• [Work to be completed]: Reproduce the listing below exactly, minus its pictures.
__________
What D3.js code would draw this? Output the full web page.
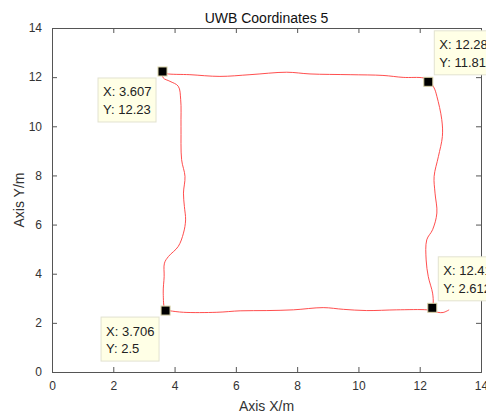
<!DOCTYPE html>
<html>
<head>
<meta charset="utf-8">
<script src="https://cdn.jsdelivr.net/npm/d3@7.9.0/dist/d3.min.js"></script>
<style>
  html, body { margin: 0; padding: 0; background: #fff; overflow: hidden; }
  svg { display: block; font-family: "Liberation Sans", Arial, Helvetica, sans-serif; }
</style>
</head>
<body>
<div id="chart"></div>
<script>
// walked trajectory (starts at the small hook bottom right)
const trackX = [12.96, 12.76, 12.58, 12.40, 12.23, 11.25, 10.27, 9.51, 8.85, 7.88, 7.01, 6.14, 5.38, 4.29, 3.85, 3.70,
  3.63, 3.66, 3.67, 3.80, 4.12, 4.29, 4.36, 4.32, 4.29, 4.34, 4.23, 4.21, 4.20, 4.12, 3.85, 3.63, 3.61,
  3.74, 4.50, 5.48, 6.46, 7.66, 8.42, 9.73, 10.80, 11.46, 12.11, 12.28,
  12.47, 12.56, 12.72, 12.74, 12.61, 12.47, 12.50, 12.56, 12.42, 12.23, 12.21, 12.28, 12.42, 12.44, 12.41];
const trackY = [2.53, 2.42, 2.43, 2.49, 2.53, 2.53, 2.50, 2.55, 2.62, 2.53, 2.50, 2.49, 2.43, 2.43, 2.49, 2.52,
  3.21, 3.88, 4.43, 4.70, 5.11, 5.65, 6.19, 6.74, 7.28, 7.96, 8.64, 10.00, 11.08, 11.63, 11.83, 11.97, 12.20,
  12.14, 12.10, 12.03, 12.10, 12.20, 12.13, 12.10, 12.07, 11.99, 11.97, 11.88,
  11.56, 11.22, 10.27, 9.59, 8.77, 7.96, 7.28, 6.47, 5.79, 5.38, 4.56, 3.88, 3.21, 2.80, 2.61];

// data tips
const tipX = [3.607, 12.28, 12.41, 3.706];
const tipY = [12.23, 11.81, 2.612, 2.5];
const tipSide = ['left', 'right', 'right', 'left'];

const xTicks = [0, 2, 4, 6, 8, 10, 12, 14];
const yTicks = [0, 2, 4, 6, 8, 10, 12, 14];

const width = 486, height = 414;
const margin = { top: 28, right: 5, bottom: 42, left: 52 };

const svg = d3.select('#chart').append('svg')
  .attr('width', width)
  .attr('height', height);

const x = d3.scaleLinear().domain([0, 14]).range([margin.left, width - margin.right]);
const y = d3.scaleLinear().domain([0, 14]).range([height - margin.bottom, margin.top]);

const axisColor = '#555';
const textColor = '#333';

// axes (ticks inside, box on)
const gx = svg.append('g')
  .attr('transform', `translate(0,${y(0)})`)
  .call(d3.axisBottom(x).tickValues(xTicks).tickSize(-5).tickPadding(9).tickFormat(d3.format('d')));
const gxTop = svg.append('g')
  .attr('transform', `translate(0,${y(14)})`)
  .call(d3.axisTop(x).tickValues(xTicks).tickSize(-5).tickFormat(''));
const gy = svg.append('g')
  .attr('transform', `translate(${x(0)},0)`)
  .call(d3.axisLeft(y).tickValues(yTicks).tickSize(-5).tickPadding(10).tickFormat(d3.format('d')));
const gyRight = svg.append('g')
  .attr('transform', `translate(${x(14)},0)`)
  .call(d3.axisRight(y).tickValues(yTicks).tickSize(-5).tickFormat(''));

[gx, gxTop, gy, gyRight].forEach(g => {
  g.select('.domain').attr('stroke', axisColor).attr('stroke-width', 1);
  g.selectAll('.tick line').attr('stroke', axisColor);
  g.selectAll('.tick text').attr('fill', textColor).style('font-size', '12px')
    .style('font-family', '"Liberation Sans", Arial, sans-serif');
});

// trajectory
const pts = trackX.map((d, i) => [d, trackY[i]]);
const line = d3.line()
  .x(d => x(d[0]))
  .y(d => y(d[1]))
  .curve(d3.curveCatmullRom.alpha(0.5));

svg.append('path')
  .datum(pts)
  .attr('fill', 'none')
  .attr('stroke', '#ff3a3a')
  .attr('stroke-width', 0.9)
  .attr('d', line);

// data tips
const tips = tipX.map((d, i) => ({ x: d, y: tipY[i], side: tipSide[i] }));
const boxW = 58, boxH = 44;

const tipG = svg.append('g').selectAll('g')
  .data(tips)
  .join('g')
  .attr('transform', d => {
    const px = x(d.x), py = y(d.y);
    return d.side === 'left'
      ? `translate(${px - 6.5 - boxW},${py + 6.5})`
      : `translate(${px + 6},${py - 7 - boxH})`;
  });

tipG.append('rect')
  .attr('width', boxW)
  .attr('height', boxH)
  .attr('fill', '#ffffe6')
  .attr('stroke', '#e2e2d0')
  .attr('stroke-width', 1);

tipG.append('text')
  .attr('x', 5)
  .attr('y', 18.5)
  .attr('fill', '#222')
  .style('font-size', '13px')
  .text(d => 'X: ' + d.x);

tipG.append('text')
  .attr('x', 5)
  .attr('y', 36)
  .attr('fill', '#222')
  .style('font-size', '13px')
  .text(d => 'Y: ' + d.y);

svg.append('g').selectAll('rect')
  .data(tips)
  .join('rect')
  .attr('x', d => x(d.x) - 4.5)
  .attr('y', d => y(d.y) - 4.5)
  .attr('width', 9)
  .attr('height', 9)
  .attr('fill', '#000')
  .attr('stroke', '#d8d2a8')
  .attr('stroke-width', 1);

// title and labels
svg.append('text')
  .attr('x', (x(0) + x(14)) / 2)
  .attr('y', 23)
  .attr('text-anchor', 'middle')
  .attr('fill', '#111')
  .style('font-size', '14px')
  .text('UWB Coordinates 5');

svg.append('text')
  .attr('x', (x(0) + x(14)) / 2)
  .attr('y', 411)
  .attr('text-anchor', 'middle')
  .attr('fill', textColor)
  .style('font-size', '14px')
  .text('Axis X/m');

svg.append('text')
  .attr('transform', `translate(24,${(y(0) + y(14)) / 2}) rotate(-90)`)
  .attr('text-anchor', 'middle')
  .attr('fill', textColor)
  .style('font-size', '14px')
  .text('Axis Y/m');
</script>
</body>
</html>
__________
• [Result]:
What D3.js code would draw this? Output the full web page.
<!DOCTYPE html>
<html>
<head>
<meta charset="utf-8">
<script src="https://cdn.jsdelivr.net/npm/d3@7.9.0/dist/d3.min.js"></script>
<style>
  html, body { margin: 0; padding: 0; background: #fff; overflow: hidden; }
  svg { display: block; font-family: "Liberation Sans", Arial, Helvetica, sans-serif; }
</style>
</head>
<body>
<div id="chart"></div>
<script>
// walked trajectory (starts at the small hook bottom right)
const trackX = [12.96, 12.76, 12.58, 12.40, 12.23, 11.25, 10.27, 9.51, 8.85, 7.88, 7.01, 6.14, 5.38, 4.29, 3.85, 3.70,
  3.63, 3.66, 3.67, 3.80, 4.12, 4.29, 4.36, 4.32, 4.29, 4.34, 4.23, 4.21, 4.20, 4.12, 3.85, 3.63, 3.61,
  3.74, 4.50, 5.48, 6.46, 7.66, 8.42, 9.73, 10.80, 11.46, 12.11, 12.28,
  12.47, 12.56, 12.72, 12.74, 12.61, 12.47, 12.50, 12.56, 12.42, 12.23, 12.21, 12.28, 12.42, 12.44, 12.41];
const trackY = [2.53, 2.42, 2.43, 2.49, 2.53, 2.53, 2.50, 2.55, 2.62, 2.53, 2.50, 2.49, 2.43, 2.43, 2.49, 2.52,
  3.21, 3.88, 4.43, 4.70, 5.11, 5.65, 6.19, 6.74, 7.28, 7.96, 8.64, 10.00, 11.08, 11.63, 11.83, 11.97, 12.20,
  12.14, 12.10, 12.03, 12.10, 12.20, 12.13, 12.10, 12.07, 11.99, 11.97, 11.88,
  11.56, 11.22, 10.27, 9.59, 8.77, 7.96, 7.28, 6.47, 5.79, 5.38, 4.56, 3.88, 3.21, 2.80, 2.61];

// data tips
const tipX = [3.607, 12.28, 12.41, 3.706];
const tipY = [12.23, 11.81, 2.612, 2.5];
const tipSide = ['left', 'right', 'right', 'left'];

const xTicks = [0, 2, 4, 6, 8, 10, 12, 14];
const yTicks = [0, 2, 4, 6, 8, 10, 12, 14];

const width = 486, height = 414;
const margin = { top: 28, right: 5, bottom: 42, left: 52 };

const svg = d3.select('#chart').append('svg')
  .attr('width', width)
  .attr('height', height);

const x = d3.scaleLinear().domain([0, 14]).range([margin.left, width - margin.right]);
const y = d3.scaleLinear().domain([0, 14]).range([height - margin.bottom, margin.top]);

const axisColor = '#555';
const textColor = '#333';

// axes (ticks inside, box on)
const gx = svg.append('g')
  .attr('transform', `translate(0,${y(0)})`)
  .call(d3.axisBottom(x).tickValues(xTicks).tickSize(-5).tickPadding(9).tickFormat(d3.format('d')));
const gxTop = svg.append('g')
  .attr('transform', `translate(0,${y(14)})`)
  .call(d3.axisTop(x).tickValues(xTicks).tickSize(-5).tickFormat(''));
const gy = svg.append('g')
  .attr('transform', `translate(${x(0)},0)`)
  .call(d3.axisLeft(y).tickValues(yTicks).tickSize(-5).tickPadding(10).tickFormat(d3.format('d')));
const gyRight = svg.append('g')
  .attr('transform', `translate(${x(14)},0)`)
  .call(d3.axisRight(y).tickValues(yTicks).tickSize(-5).tickFormat(''));

[gx, gxTop, gy, gyRight].forEach(g => {
  g.select('.domain').attr('stroke', axisColor).attr('stroke-width', 1);
  g.selectAll('.tick line').attr('stroke', axisColor);
  g.selectAll('.tick text').attr('fill', textColor).style('font-size', '12px')
    .style('font-family', '"Liberation Sans", Arial, sans-serif');
});

// trajectory
const pts = trackX.map((d, i) => [d, trackY[i]]);
const line = d3.line()
  .x(d => x(d[0]))
  .y(d => y(d[1]))
  .curve(d3.curveCatmullRom.alpha(0.5));

svg.append('path')
  .datum(pts)
  .attr('fill', 'none')
  .attr('stroke', '#ff3a3a')
  .attr('stroke-width', 0.9)
  .attr('d', line);

// data tips
const tips = tipX.map((d, i) => ({ x: d, y: tipY[i], side: tipSide[i] }));
const boxW = 58, boxH = 44;

const tipG = svg.append('g').selectAll('g')
  .data(tips)
  .join('g')
  .attr('transform', d => {
    const px = x(d.x), py = y(d.y);
    return d.side === 'left'
      ? `translate(${px - 6.5 - boxW},${py + 6.5})`
      : `translate(${px + 6},${py - 7 - boxH})`;
  });

tipG.append('rect')
  .attr('width', boxW)
  .attr('height', boxH)
  .attr('fill', '#ffffe6')
  .attr('stroke', '#e2e2d0')
  .attr('stroke-width', 1);

tipG.append('text')
  .attr('x', 5)
  .attr('y', 18.5)
  .attr('fill', '#222')
  .style('font-size', '13px')
  .text(d => 'X: ' + d.x);

tipG.append('text')
  .attr('x', 5)
  .attr('y', 36)
  .attr('fill', '#222')
  .style('font-size', '13px')
  .text(d => 'Y: ' + d.y);

svg.append('g').selectAll('rect')
  .data(tips)
  .join('rect')
  .attr('x', d => x(d.x) - 4.5)
  .attr('y', d => y(d.y) - 4.5)
  .attr('width', 9)
  .attr('height', 9)
  .attr('fill', '#000')
  .attr('stroke', '#d8d2a8')
  .attr('stroke-width', 1);

// title and labels
svg.append('text')
  .attr('x', (x(0) + x(14)) / 2)
  .attr('y', 23)
  .attr('text-anchor', 'middle')
  .attr('fill', '#111')
  .style('font-size', '14px')
  .text('UWB Coordinates 5');

svg.append('text')
  .attr('x', (x(0) + x(14)) / 2)
  .attr('y', 411)
  .attr('text-anchor', 'middle')
  .attr('fill', textColor)
  .style('font-size', '14px')
  .text('Axis X/m');

svg.append('text')
  .attr('transform', `translate(24,${(y(0) + y(14)) / 2}) rotate(-90)`)
  .attr('text-anchor', 'middle')
  .attr('fill', textColor)
  .style('font-size', '14px')
  .text('Axis Y/m');
</script>
</body>
</html>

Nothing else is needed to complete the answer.